Aaron Hernandez Murder Trial Gets Gruesome! Dead Man's Mom Shown Bloody Corpse Photo In Court — 'Cruel & Unnecessary?'
Feb. 4 2015, Published 4:43 p.m. ET
The mother of the man Aaron Hernandez allegedly killed calmly identified a morgue photo of her dead son during a brief appearance in the Wednesday.
Bristol County Superior Court Judge Susan Garsh rejected defense lawyers' argument that it "is just plain cruel and unnecessary" to show Ursela Ward a photo of Odin Lloyd on a slab at the morgue.
The judge did ask Ward to take "control of your emotions and not cry at any photo shown to you" to avoid a display that might prejudice the jury against Hernandez.
The image only showed Lloyd's head with his mouth slightly open as if he were smiling. "There's nothing gruesome about this. It's her son," Judge Garsh said, although she only allowed the prosecution to display it to the jury for a few seconds.
Hernandez is on trial for the murder of Lloyd, who was the boyfriend of his fiancée's sister.

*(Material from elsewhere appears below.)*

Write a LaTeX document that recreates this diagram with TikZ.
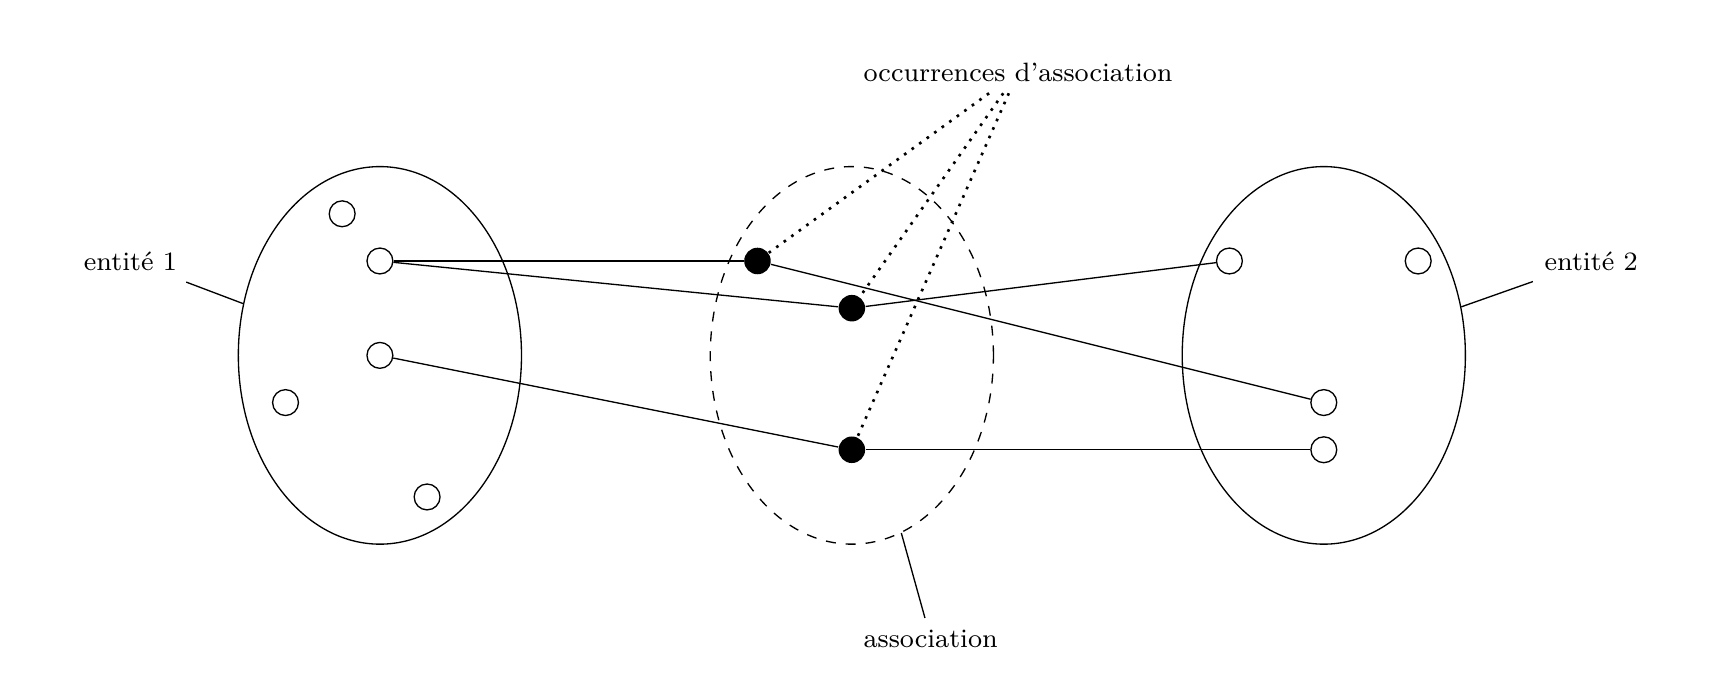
\documentclass[tikz,border=0pt]{standalone}
\usetikzlibrary{shapes.geometric}
\begin{document}
\begin{tikzpicture}[x=0.5cm,y=0.5cm,
  ent/.style={ellipse,draw,minimum width=3cm,minimum height=4cm,inner sep=0pt},
  assocset/.style={ent,dashed},
  occw/.style={circle,draw,inner sep=0pt,minimum size=7.8pt},
  occb/.style={circle,fill,inner sep=0pt,minimum size=8pt},
  lab/.style={font=\footnotesize},
  occline/.style={thick,dotted}]
\useasboundingbox (-8.05,-7.13) rectangle (28.31,7.53);
% sets
\node[ent] (e1) at (0,0) {};
\node[assocset] (a) at (10,0) {};
\node[ent] (e2) at (20,0) {};
% occurrences of entity 1
\node[occw] (p1) at (-0.8,3) {};
\node[occw] (p2) at (0,2) {};
\node[occw] (p3) at (0,0) {};
\node[occw] (p4) at (-2,-1) {};
\node[occw] (p5) at (1,-3) {};
% occurrences of entity 2
\node[occw] (q1) at (18,2) {};
\node[occw] (q2) at (22,2) {};
\node[occw] (q3) at (20,-1) {};
\node[occw] (q4) at (20,-2) {};
% association occurrences
\node[occb] (d1) at (8,2) {};
\node[occb] (d2) at (10,1) {};
\node[occb] (d3) at (10,-2) {};
% links
\draw (p2) -- (d1);
\draw (p2) -- (d2);
\draw (p3) -- (d3);
\draw (d1) -- (q3);
\draw (d2) -- (q1);
\draw (d3) -- (q4);
% labels
\node[lab,anchor=east] (l1) at (-4.05,2) {entité 1};
\node[lab,anchor=west] (l2) at (24.43,2) {entité 2};
\node[lab,anchor=west] (lo) at (10,6) {occurrences d'association};
\node[lab,anchor=west] (la) at (10,-6) {association};
\draw (l1) -- (e1);
\draw (l2) -- (e2);
\draw (la) -- (a);
\draw[occline] (lo) -- (d1);
\draw[occline] (lo) -- (d2);
\draw[occline] (lo) -- (d3);
\end{tikzpicture}
\end{document}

Jurors also saw a short video from a security camera inside the Hernandez home recorded hours after Lloyd's body was found in a nearby construction site. The video shows Hernandez and his fiancée in a long embrace. Court documents revealed last year showed investigators suspected the fiancée helped Hernandez hide potential evidence of his involvement in the murder.
A police captain described Lloyd's body as "in full rigor" when he arrived at the crime scene n June 17, 2013. He noticed "bullet wounds to his chest and right flank," a ripped shirt and "flies around his nose."
The most dramatic testimony so far came from Shaneah Jenkins, Lloyd's girlfriend. She stood by her testimony under cross-examination by the defense Wednesday that Hernandez was not her boyfriend's "close friend," as the defense has contended. The two men were only "in the beginning stages of friendship, she said.
She testified Tuesday that the day her boyfriend was killed, Hernandez "put his hand on my shoulder and he told me he'd been through this death thing before, that it would get better with time."
The defense insisted Wednesday that "this death thing" Hernandez had "been through" was the loss of his father when he was 16.